### Given problem
Produce an exact copy of all the data below, dropping every image.

╭─ Supplied data

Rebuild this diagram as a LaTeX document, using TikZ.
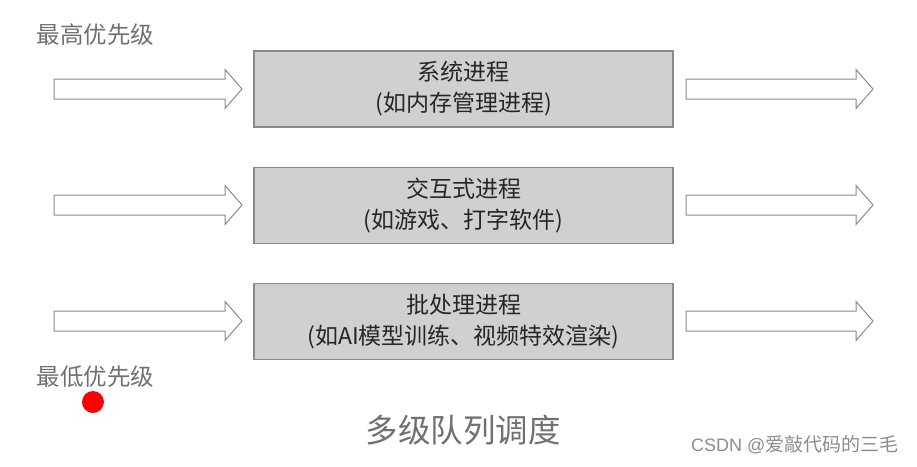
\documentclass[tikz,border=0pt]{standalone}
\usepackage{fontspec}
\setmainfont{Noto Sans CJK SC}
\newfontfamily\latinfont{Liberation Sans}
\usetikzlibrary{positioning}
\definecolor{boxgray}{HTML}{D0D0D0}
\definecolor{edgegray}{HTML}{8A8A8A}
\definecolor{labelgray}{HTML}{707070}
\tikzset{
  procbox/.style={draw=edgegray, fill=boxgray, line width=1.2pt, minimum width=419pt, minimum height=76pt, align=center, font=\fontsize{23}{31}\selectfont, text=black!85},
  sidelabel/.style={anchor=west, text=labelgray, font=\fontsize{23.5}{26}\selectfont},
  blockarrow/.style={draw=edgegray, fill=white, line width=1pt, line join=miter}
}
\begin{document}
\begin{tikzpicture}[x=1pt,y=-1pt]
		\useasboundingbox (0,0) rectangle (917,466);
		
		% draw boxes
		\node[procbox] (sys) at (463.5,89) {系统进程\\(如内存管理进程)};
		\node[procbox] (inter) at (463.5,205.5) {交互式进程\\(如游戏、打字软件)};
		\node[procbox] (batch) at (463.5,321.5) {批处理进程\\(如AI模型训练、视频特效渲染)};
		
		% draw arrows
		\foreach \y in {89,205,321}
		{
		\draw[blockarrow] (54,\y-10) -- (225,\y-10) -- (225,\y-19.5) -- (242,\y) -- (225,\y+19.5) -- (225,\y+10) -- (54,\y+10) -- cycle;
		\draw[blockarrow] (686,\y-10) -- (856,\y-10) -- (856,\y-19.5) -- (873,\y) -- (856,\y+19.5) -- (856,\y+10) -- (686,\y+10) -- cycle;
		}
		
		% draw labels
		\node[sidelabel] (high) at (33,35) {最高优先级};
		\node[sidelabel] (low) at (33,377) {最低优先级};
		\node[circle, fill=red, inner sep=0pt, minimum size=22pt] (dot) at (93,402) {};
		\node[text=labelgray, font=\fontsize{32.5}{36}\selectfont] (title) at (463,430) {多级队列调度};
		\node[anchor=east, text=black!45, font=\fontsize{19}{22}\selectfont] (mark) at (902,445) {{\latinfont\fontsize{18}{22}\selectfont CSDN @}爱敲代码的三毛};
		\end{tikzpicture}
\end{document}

╰─

### Result for this task
Rebuild this diagram as a LaTeX document, using TikZ.
\documentclass[tikz,border=0pt]{standalone}
\usepackage{fontspec}
\setmainfont{Noto Sans CJK SC}
\newfontfamily\latinfont{Liberation Sans}
\usetikzlibrary{positioning}
\definecolor{boxgray}{HTML}{D0D0D0}
\definecolor{edgegray}{HTML}{8A8A8A}
\definecolor{labelgray}{HTML}{707070}
\tikzset{
  procbox/.style={draw=edgegray, fill=boxgray, line width=1.2pt, minimum width=419pt, minimum height=76pt, align=center, font=\fontsize{23}{31}\selectfont, text=black!85},
  sidelabel/.style={anchor=west, text=labelgray, font=\fontsize{23.5}{26}\selectfont},
  blockarrow/.style={draw=edgegray, fill=white, line width=1pt, line join=miter}
}
\begin{document}
\begin{tikzpicture}[x=1pt,y=-1pt]
		\useasboundingbox (0,0) rectangle (917,466);
		
		% draw boxes
		\node[procbox] (sys) at (463.5,89) {系统进程\\(如内存管理进程)};
		\node[procbox] (inter) at (463.5,205.5) {交互式进程\\(如游戏、打字软件)};
		\node[procbox] (batch) at (463.5,321.5) {批处理进程\\(如AI模型训练、视频特效渲染)};
		
		% draw arrows
		\foreach \y in {89,205,321}
		{
		\draw[blockarrow] (54,\y-10) -- (225,\y-10) -- (225,\y-19.5) -- (242,\y) -- (225,\y+19.5) -- (225,\y+10) -- (54,\y+10) -- cycle;
		\draw[blockarrow] (686,\y-10) -- (856,\y-10) -- (856,\y-19.5) -- (873,\y) -- (856,\y+19.5) -- (856,\y+10) -- (686,\y+10) -- cycle;
		}
		
		% draw labels
		\node[sidelabel] (high) at (33,35) {最高优先级};
		\node[sidelabel] (low) at (33,377) {最低优先级};
		\node[circle, fill=red, inner sep=0pt, minimum size=22pt] (dot) at (93,402) {};
		\node[text=labelgray, font=\fontsize{32.5}{36}\selectfont] (title) at (463,430) {多级队列调度};
		\node[anchor=east, text=black!45, font=\fontsize{19}{22}\selectfont] (mark) at (902,445) {{\latinfont\fontsize{18}{22}\selectfont CSDN @}爱敲代码的三毛};
		\end{tikzpicture}
\end{document}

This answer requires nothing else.